Search This Blog

Thursday, January 9, 2014

Langa v Langa, --- Fed.Appx. ----, 2014 WL 60110 (C.A.3 (N.J.)) [South Africa] [Habitual Residence]



In Langa v Langa, --- Fed.Appx. ----, 2014 WL 60110 (C.A.3 (N.J.))  Sibusiso Langa appealed from an order of the District Court dated April 8, 2013, denying his petition against his wife, Lulamo Langa, seeking the removal to South Africa from the United States of the parties' ten-year old twin sons, Uzoma and Uzile. The Third Circuit affirmed. 

The parties to this proceeding were both South Africans, but prior to 2012 they had resided in the United States, where their twins were born on May 15, 2002, in Suffern, New York. On July 25, 2012, Lulamo left the United States and went to South Africa with the parties' twin sons, who at least until that time had been residents of the United States. When Lulamo went to South Africa with the twins, her husband was already there as he earlier had gone to that country for business reasons. As it happened he could not leave South Africa because he was involved in criminal proceedings there arising out of a fatal automobile accident. On August 18, 2012, about three weeks after Lulamo went to South Africa with the twins, she
returned with them to the United States without the consent or even the knowledge
of her husband.   Prior to the time that Lulamo left the United States with the twins to go to South Africa, the parties anticipated moving to that country as a family to establish the family's residence there. This move was a complex undertaking involving the disposal of assets in the United States, the shipment of personal property to South Africa, and the arrangement for changing the twins' schools, in itself a complex matter particularly because the twins were not fluent in all of the languages in use in South Africa. The parties were working toward the goal of relocating to South Africa. However, when Lulamo arrived in South Africa with the twins, Lulamo and the twins did not reunite with her husband as Sibusiso and Lulamo stayed in different
cities. Lulamo and the twins never established what would be regarded as a conventional residence in South Africa as they stayed with her parents in Johannesburg during the entire three weeks they were there.  The twins never were enrolled in school in South Africa, and they did not engage in activities with other children. Neither parent arranged for housing for the family in South Africa prior to the time that Lulamo and the twins returned to the United States.

           The Third Circuit pointed out that the critical question was whether prior to August 18, 2012, the date the children left South Africa to return to the United States, they had become habitual residents of South Africa. See  Karkkainen v. Kovalchuk, 445 F.3d 280, 287 (3d Cir.2006).

         Sibusiso argued on appeal that the District Court erred in relying on what he regarded as dicta from  Feder v.
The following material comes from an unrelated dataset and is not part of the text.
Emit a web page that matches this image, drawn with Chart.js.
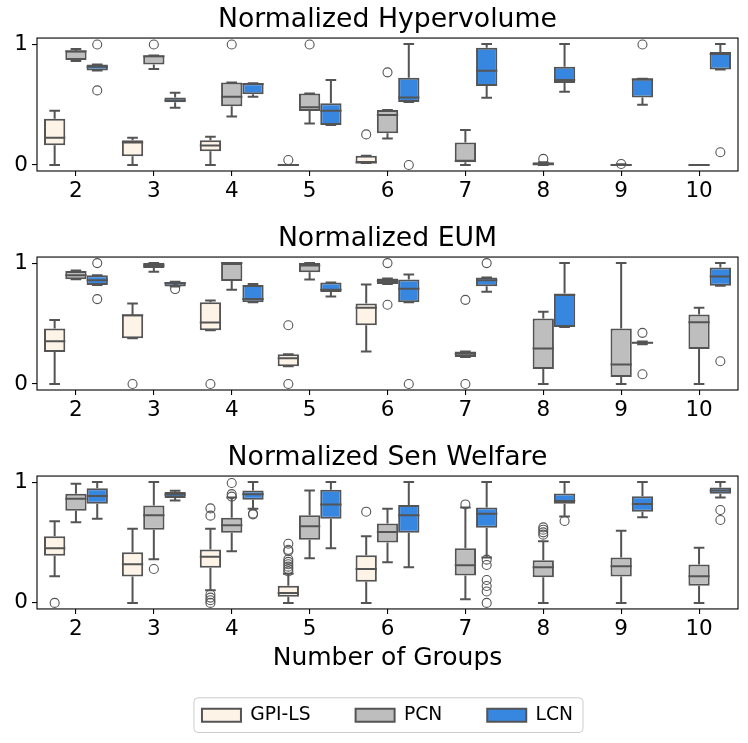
<!DOCTYPE html>
<html>
<head>
<meta charset="utf-8">
<script src="https://cdn.jsdelivr.net/npm/chart.js@4.4.1/dist/chart.umd.min.js"></script>
<style>
  body { margin: 0; background: #fff; }
  canvas { position: absolute; left: 0; }
</style>
</head>
<body>
<canvas id="hvChart" width="748" height="219" style="top:0"></canvas>
<canvas id="eumChart" width="748" height="219" style="top:219px"></canvas>
<canvas id="senChart" width="748" height="305" style="top:438px"></canvas>
<script>
// categories / hues
const groups = ['2', '3', '4', '5', '6', '7', '8', '9', '10'];
const methods = ['GPI-LS', 'PCN', 'LCN'];
const yTicks = [0, 1];

// box stats per group: [whisker low, q1, median, q3, whisker high], null = no data
const hvGpi = [[0, 0.163, 0.226, 0.383, 0.449], [0, 0.072, 0.185, 0.204, 0.226], [0, 0.113, 0.16, 0.204, 0.234],
  [0, 0, 0, 0, 0], [0.017, 0.017, 0.02, 0.077, 0.077], null, null, null, null];
const hvPcn = [[0.86, 0.868, 0.94, 0.945, 0.96], [0.793, 0.832, 0.9, 0.906, 0.906], [0.40, 0.485, 0.565, 0.683, 0.683],
  [0.342, 0.446, 0.477, 0.592, 0.592], [0.218, 0.262, 0.413, 0.455, 0.455], [0, 0.022, 0.035, 0.185, 0.289],
  [0, 0, 0.005, 0.022, 0.022], [0, 0, 0, 0.005, 0.005], [0, 0, 0, 0, 0]];
const hvLcn = [[0.782, 0.782, 0.813, 0.832, 0.832], [0.474, 0.518, 0.534, 0.559, 0.598], [0.565, 0.584, 0.67, 0.675, 0.675],
  [0.331, 0.331, 0.449, 0.51, 0.702], [0.52, 0.52, 0.559, 0.722, 1.0], [0.556, 0.653, 0.78, 0.97, 1.0],
  [0.606, 0.678, 0.702, 0.813, 1.0], [0.499, 0.559, 0.71, 0.713, 0.713], [0.79, 0.79, 0.917, 0.934, 1.0]];
const hvGpiOut = [[], [], [], [0.041], [0.253], [], [], [], []];
const hvPcnOut = [[], [0.997], [0.997], [0.997], [0.766], [], [0.05], [0.008], []];
const hvLcnOut = [[0.997, 0.617], [], [], [], [0], [], [], [0.997], [0.105]];

const eumGpi = [[0, 0.265, 0.354, 0.459, 0.53], [0.378, 0.378, 0.569, 0.575, 0.666], [0.445, 0.445, 0.508, 0.677, 0.69],
  [0.146, 0.146, 0.213, 0.246, 0.246], [0.268, 0.486, 0.63, 0.666, 0.823], null, null, null, null];
const eumPcn = [[0.867, 0.867, 0.90, 0.934, 0.939], [0.928, 0.959, 0.981, 1.0, 1.0], [0.779, 0.851, 1.0, 1.0, 1.0],
  [0.865, 0.925, 0.981, 1.0, 1.0], [0.826, 0.826, 0.851, 0.873, 0.873], [0.224, 0.224, 0.249, 0.268, 0.268],
  [0, 0.124, 0.293, 0.541, 0.597], [0, 0.058, 0.16, 0.459, 1.0], [0, 0.29, 0.511, 0.575, 0.63]];
const eumLcn = [[0.818, 0.818, 0.859, 0.9, 0.9], [0.807, 0.807, 0.834, 0.843, 0.845], [0.677, 0.677, 0.702, 0.818, 0.826],
  [0.724, 0.76, 0.78, 0.84, 0.84], [0.677, 0.677, 0.787, 0.865, 0.906], [0.762, 0.809, 0.859, 0.881, 0.881],
  [0.472, 0.472, 0.735, 0.749, 1.0], [0.329, 0.335, 0.34, 0.345, 0.351], [0.812, 0.812, 0.889, 0.964, 1.0]];
const eumGpiOut = [[], [0], [0], [0.486, 0], [], [], [], [], []];
const eumPcnOut = [[], [], [], [], [1.0, 0.655], [0.696, 0], [], [], []];
const eumLcnOut = [[1.0, 0.702], [0.785], [], [], [0], [1.0], [], [0.423, 0.08], [0.188]];

const senGpi = [[0.22, 0.391, 0.452, 0.551, 0.675], [0, 0.218, 0.32, 0.419, 0.614], [0.105, 0.292, 0.383, 0.441, 0.614],
  [0, 0.052, 0.083, 0.143, 0.242], [0, 0.176, 0.281, 0.394, 0.551], null, null, null, null];
const senPcn = [[0.667, 0.763, 0.862, 0.904, 0.986], [0.361, 0.606, 0.725, 0.807, 1.0], [0.427, 0.581, 0.642, 0.705, 0.873],
  [0.369, 0.523, 0.634, 0.725, 0.931], [0.336, 0.499, 0.587, 0.658, 0.78], [0.03, 0.226, 0.311, 0.452, 0.79],
  [0, 0.212, 0.295, 0.353, 0.51], [0, 0.218, 0.303, 0.375, 0.598], [0, 0.143, 0.22, 0.317, 0.457]];
const senLcn = [[0.697, 0.821, 0.884, 0.948, 1.0], [0.848, 0.868, 0.898, 0.917, 0.928], [0.78, 0.854, 0.9, 0.931, 1.0],
  [0.452, 0.697, 0.815, 0.937, 1.0], [0.295, 0.581, 0.725, 0.81, 1.0], [0.375, 0.623, 0.738, 0.79, 1.0],
  [0.716, 0.821, 0.843, 0.906, 1.0], [0.708, 0.755, 0.818, 0.882, 1.0], [0.873, 0.904, 0.931, 0.956, 1.0]];
const senGpiOut = [[0], [], [0.782, 0.722, 0.07, 0.044, 0.022, 0], [0.49, 0.44, 0.43, 0.36, 0.34, 0.32, 0.30, 0.28, 0.26], [0.755], [], [], [], []];
const senPcnOut = [[], [0.281], [0.88, 0.9, 0.992], [], [], [0.815], [0.565, 0.584, 0.606, 0.625], [], []];
const senLcnOut = [[], [], [0.733, 0.74], [], [], [0.358, 0.314, 0.19, 0.14, 0.094, 0], [0.678], [], [0.769, 0.686]];

const fills = ['#fdf3e7', '#bebebe', '#3787e0'];
const lineColor = '#545454';
const catPct = 0.82;

Chart.defaults.font.family = "'DejaVu Sans', sans-serif";
Chart.defaults.color = '#000';

// whiskers, caps, medians and fliers drawn around the floating bars
const boxPlugin = {
  id: 'boxWhiskers',
  afterDatasetsDraw(chart) {
    const ctx = chart.ctx;
    const y = chart.scales.y;
    ctx.save();
    ctx.strokeStyle = lineColor;
    chart.data.datasets.forEach((ds, i) => {
      if (!ds.stats) return;
      chart.getDatasetMeta(i).data.forEach((bar, j) => {
        const x = bar.x, w = bar.width;
        const s = ds.stats[j];
        if (s) {
          const [lo, q1, med, q3, hi] = s.map(v => y.getPixelForValue(v));
          ctx.lineWidth = 2;
          ctx.beginPath();
          ctx.moveTo(x, q1); ctx.lineTo(x, lo);
          ctx.moveTo(x, q3); ctx.lineTo(x, hi);
          ctx.moveTo(x - w / 4, lo); ctx.lineTo(x + w / 4, lo);
          ctx.moveTo(x - w / 4, hi); ctx.lineTo(x + w / 4, hi);
          ctx.moveTo(x - w / 2, med); ctx.lineTo(x + w / 2, med);
          if (q1 === q3) {
            ctx.moveTo(x - w / 2, q1); ctx.lineTo(x + w / 2, q1);
          }
          ctx.stroke();
        }
        ctx.lineWidth = 1.1;
        (ds.fliers[j] || []).forEach(v => {
          ctx.beginPath();
          ctx.arc(x, y.getPixelForValue(v), 4.5, 0, Math.PI * 2);
          ctx.stroke();
        });
      });
    });
    // axes frame
    const a = chart.chartArea;
    ctx.strokeStyle = '#000';
    ctx.lineWidth = 1.1;
    ctx.strokeRect(a.left, a.top, a.right - a.left, a.bottom - a.top);
    ctx.restore();
  },
  afterDraw(chart) {
    const lg = chart.legend;
    if (!chart.options.plugins.legend.display || !lg || !lg.legendHitBoxes.length) return;
    const hb = lg.legendHitBoxes;
    const left = Math.min(...hb.map(b => b.left)) - 8;
    const right = Math.max(...hb.map(b => b.left + b.width)) + 10;
    const top = Math.min(...hb.map(b => b.top)) - 8;
    const bottom = Math.max(...hb.map(b => b.top + b.height)) + 8;
    const ctx = chart.ctx;
    ctx.save();
    ctx.strokeStyle = '#cccccc';
    ctx.lineWidth = 1;
    ctx.beginPath();
    ctx.roundRect(left, top, right - left, bottom - top, 4);
    ctx.stroke();
    ctx.restore();
  }
};

function makePanel(id, title, stats, outs, isLast) {
  const boxes = methods.map((m, h) => ({
    label: m,
    data: stats[h].map(s => s ? [s[1], s[3]] : null),
    stats: stats[h],
    fliers: outs[h],
    backgroundColor: fills[h],
    borderColor: lineColor,
    borderWidth: 2,
    borderSkipped: false,
    categoryPercentage: catPct,
    barPercentage: 1
  }));
  const tickGrid = { display: true, drawOnChartArea: false, drawTicks: true, tickLength: 5, color: '#000', lineWidth: 1.1 };
  new Chart(document.getElementById(id), {
    type: 'bar',
    data: { labels: groups, datasets: boxes },
    options: {
      responsive: false,
      animation: false,
      events: [],
      layout: { padding: { right: 10, bottom: isLast ? 8.5 : 0 } },
      plugins: {
        title: { display: true, text: title, fullSize: false, font: { size: 26.7, weight: 'normal' }, padding: { top: 4, bottom: 2 } },
        legend: {
          display: isLast,
          position: 'bottom',
          fullSize: false,
          labels: { boxWidth: 39, boxHeight: 13, padding: 45, font: { size: 18.7 } }
        },
        tooltip: { enabled: false }
      },
      scales: {
        x: {
          offset: true,
          grid: Object.assign({ offset: false }, tickGrid),
          border: { display: false },
          ticks: { font: { size: 21.5 }, padding: 3, maxRotation: 0, autoSkip: false },
          title: isLast ? { display: true, text: 'Number of Groups', font: { size: 25 }, padding: { top: 0, bottom: -12.5 } } : { display: false },
          afterFit: s => { s.height = isLast ? 51.85 : 48; }
        },
        y: {
          min: -0.05, max: 1.05,
          afterBuildTicks: s => { s.ticks = yTicks.map(v => ({ value: v })); },
          grid: tickGrid,
          border: { display: false },
          ticks: { font: { size: 21.5 }, padding: 4, callback: v => String(v) },
          afterFit: s => { s.width = 37; }
        }
      }
    },
    plugins: [boxPlugin]
  });
}

makePanel('hvChart', 'Normalized Hypervolume', [hvGpi, hvPcn, hvLcn], [hvGpiOut, hvPcnOut, hvLcnOut], false);
makePanel('eumChart', 'Normalized EUM', [eumGpi, eumPcn, eumLcn], [eumGpiOut, eumPcnOut, eumLcnOut], false);
makePanel('senChart', 'Normalized Sen Welfare', [senGpi, senPcn, senLcn], [senGpiOut, senPcnOut, senLcnOut], true);
</script>
</body>
</html>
Evans-Feder, 63 F.3d 217 (3d Cir.1995), in incorporating an "acclimatization" factor into its consideration of the twins' habitual residence. The Court pointed out that in Feder it explained: “[W]e believe that a child's habitual residence is the place where he or she has  been physically present for an amount of time sufficient for acclimatization and  which has a degree of settled purpose' from the child's perspective. We further  believe that a determination of whether any particular place satisfies this  standard must focus on the child and consists of an analysis of the child's  circumstances in that place and the parents' present, shared intentions  regarding their child's presence there.”

The father also argued that the court should view the case from the twins' perspective and thus should reject the District Court's conclusion that the twins' habitual residence had not become South Africa prior to their return to the United States.

The Court of Appeals agreed with the District Court that the twins' habitual residence before they returned with their mother to the United States was where it always had been, i.e., in the United States. It declined to repudiate the law that it set forth in Feder and quoted above. The twins' three-week stay with their grandparents in Johannesburg could cannot be regarded, whether viewed objectively or subjectively, as sufficient to establish their habitual residence in South Africa, no matter how that term is defined. The Hague Convention simply was not adopted by the adhering parties to require the return of children in situations like the one here.